On parenting, Koli feels millennials made mistakes and had to learn and move on quickly — a quality that could make them great parents. She also notes that GenZ is the most aware generation, unafraid to call out actions. Kemmu, however, points out how aggression today often plays out on social media. What stands out in the episode are the anecdotal stories. Kemmu reminisces about growing up in a close-knit community and playing together every evening.

It is this ease of subjects and tone that makes Shah’s podcast likeable. In his debut episode, he sits down with friends to discuss friendship fallouts, spilling secrets and reasons behind broken bonds. In another episode, he dives into boys’ night-out stories. In Exposing the Internet’s Biggest Red Flags, Shah reads out real-life stories and categorises them as red or green flags.
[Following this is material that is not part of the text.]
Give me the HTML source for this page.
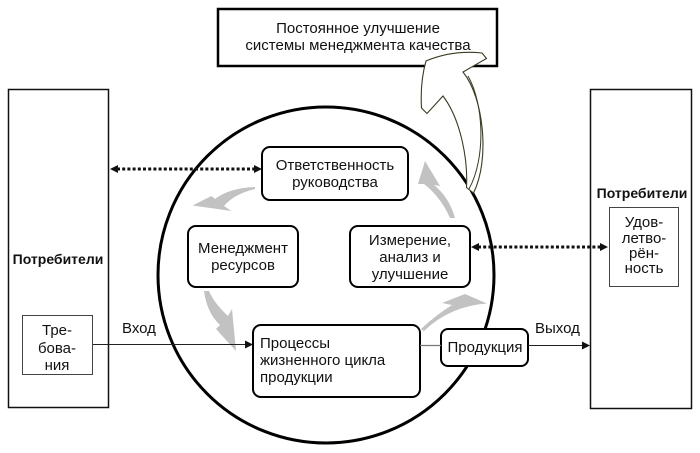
<!DOCTYPE html>
<html>
<head>
<meta charset="utf-8">
<style>
html,body{margin:0;padding:0;background:#fff;}
svg{display:block;}
text{font-family:"Liberation Sans","DejaVu Sans",sans-serif;fill:#111;}
</style>
</head>
<body>
<svg width="700" height="453" viewBox="0 0 700 453" xmlns="http://www.w3.org/2000/svg">
  <rect x="0" y="0" width="700" height="453" fill="#fff"/>

  <!-- Left consumers box -->
  <rect x="8.5" y="89.5" width="100" height="318" fill="#fff" stroke="#111" stroke-width="1.5"/>
  <text x="58" y="264" font-size="14" font-weight="bold" text-anchor="middle">Потребители</text>
  <rect x="22.5" y="315.5" width="70" height="59" fill="#fff" stroke="#444" stroke-width="1"/>
  <text x="57" y="335" font-size="15" text-anchor="middle">Тре-</text>
  <text x="57" y="353" font-size="15" text-anchor="middle">бова-</text>
  <text x="57" y="370" font-size="15" text-anchor="middle">ния</text>

  <!-- Right consumers box -->
  <rect x="590.5" y="89.5" width="101" height="319" fill="#fff" stroke="#111" stroke-width="1.5"/>
  <text x="642" y="198" font-size="14" font-weight="bold" text-anchor="middle">Потребители</text>
  <rect x="609.5" y="207.5" width="69" height="79" fill="#fff" stroke="#444" stroke-width="1"/>
  <text x="644" y="227" font-size="15" text-anchor="middle">Удов-</text>
  <text x="644" y="243" font-size="15" text-anchor="middle">летво-</text>
  <text x="644" y="258" font-size="15" text-anchor="middle">рён-</text>
  <text x="644" y="273" font-size="15" text-anchor="middle">ность</text>

  <!-- Big circle -->
  <circle cx="326" cy="275" r="168" fill="none" stroke="#000" stroke-width="3"/>

  <!-- Gray cycle arrows -->
  <g fill="#c2c2c2">
    <path d="M 255 187 Q 229 188 215 199 L 211.5 196 L 192.5 205.5 L 231.5 211 L 224 206 Q 234 194 255 189 Z"/>
    <path d="M 204 291 Q 207 313 220 325 L 216 329 L 236 351 L 232 309 L 228 316 Q 214 303 209 291 Z"/>
    <path d="M 421 329 Q 436 315 452 305 L 442 303 L 465 294 L 487 303.5 Q 450 306 424 331 Z"/>
    <path d="M 455 218 Q 449 197 434 185 L 440 186 L 425 161 L 418 184 L 424 184 Q 440 196 450 218 Z"/>
  </g>

  <!-- Rounded process boxes -->
  <g fill="#fff" stroke="#000" stroke-width="2">
    <rect x="262" y="147" width="146" height="53" rx="8" ry="8"/>
    <rect x="188" y="226" width="110" height="61" rx="8" ry="8"/>
    <rect x="350" y="226" width="120" height="61" rx="8" ry="8"/>
    <rect x="253" y="325" width="167" height="72" rx="8" ry="8"/>
    <rect x="441" y="329" width="87" height="37" rx="7" ry="7"/>
  </g>
  <text x="335" y="170" font-size="15" text-anchor="middle">Ответственность</text>
  <text x="335" y="187" font-size="15" text-anchor="middle">руководства</text>
  <text x="243" y="253" font-size="15" text-anchor="middle">Менеджмент</text>
  <text x="243" y="270" font-size="15" text-anchor="middle">ресурсов</text>
  <text x="410" y="245" font-size="15" text-anchor="middle">Измерение,</text>
  <text x="410" y="262" font-size="15" text-anchor="middle">анализ и</text>
  <text x="410" y="279" font-size="15" text-anchor="middle">улучшение</text>
  <text x="260" y="348" font-size="15">Процессы</text>
  <text x="260" y="365" font-size="15">жизненного цикла</text>
  <text x="260" y="382" font-size="15">продукции</text>
  <text x="485" y="352" font-size="15" text-anchor="middle">Продукция</text>

  <!-- Solid connectors -->
  <line x1="93" y1="344.5" x2="247" y2="344.5" stroke="#222" stroke-width="1"/>
  <polygon points="253,344.5 245,340.5 245,348.5" fill="#111"/>
  <text x="122" y="333" font-size="15">Вход</text>
  <line x1="420" y1="345.5" x2="441" y2="345.5" stroke="#777" stroke-width="1.2"/>
  <line x1="528" y1="345.5" x2="584" y2="345.5" stroke="#222" stroke-width="1"/>
  <polygon points="590,345.5 582,341.5 582,349.5" fill="#111"/>
  <text x="535" y="333" font-size="15">Выход</text>

  <!-- Dotted connectors -->
  <line x1="117" y1="169" x2="255" y2="169" stroke="#111" stroke-width="3" stroke-dasharray="3,2.2"/>
  <polygon points="110,169 118,165 118,173" fill="#111"/>
  <polygon points="262,169 254,165 254,173" fill="#111"/>
  <line x1="478" y1="247" x2="601" y2="247" stroke="#111" stroke-width="3" stroke-dasharray="3,2.2"/>
  <polygon points="471,247 479,243 479,251" fill="#111"/>
  <polygon points="608,247 600,243 600,251" fill="#111"/>

  <!-- Top box -->
  <rect x="218" y="9" width="279" height="57" fill="#fff" stroke="#000" stroke-width="2.5"/>
  <text x="358" y="33" font-size="15" text-anchor="middle">Постоянное улучшение</text>
  <text x="358" y="50" font-size="15" text-anchor="middle">системы менеджмента качества</text>

  <!-- Big hollow curved arrow -->
  <path d="M 426 61 Q 452 50 482 53 L 486.5 58.5 L 463 72 C 484 98 490 160 473.5 193 L 466.5 187.5 C 468 160 461 120 443 96 L 427 113.5 L 421.5 108 Q 420 82 426 61 Z"
        fill="#fff" stroke="#3a3a22" stroke-width="1.1" stroke-linejoin="miter"/>
  <path d="M 468 76 C 484 104 486 158 469 189" fill="none" stroke="#3a3a22" stroke-width="1"/>
</svg>
</body>
</html>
Another fun episode revolves around breakup stories — a couple breaks up because the girl touched the boy’s parents’ feet when he had never done so; another ends after the boy discovers the girl made a Google Form rating him from 1 to 10 and circulated it among acquaintances; while one relationship ends when a girl spots her partner’s car outside a PG and notices love marks on his neck, only to be yelled at for “stalking” him.

Shah’s podcast offers a peek into friendly conversations filled with humour, gossip, and candid confessions. Still in its nascent stage, the podcast shows promise, and the episodes that follow are likely to be as engaging as the first five.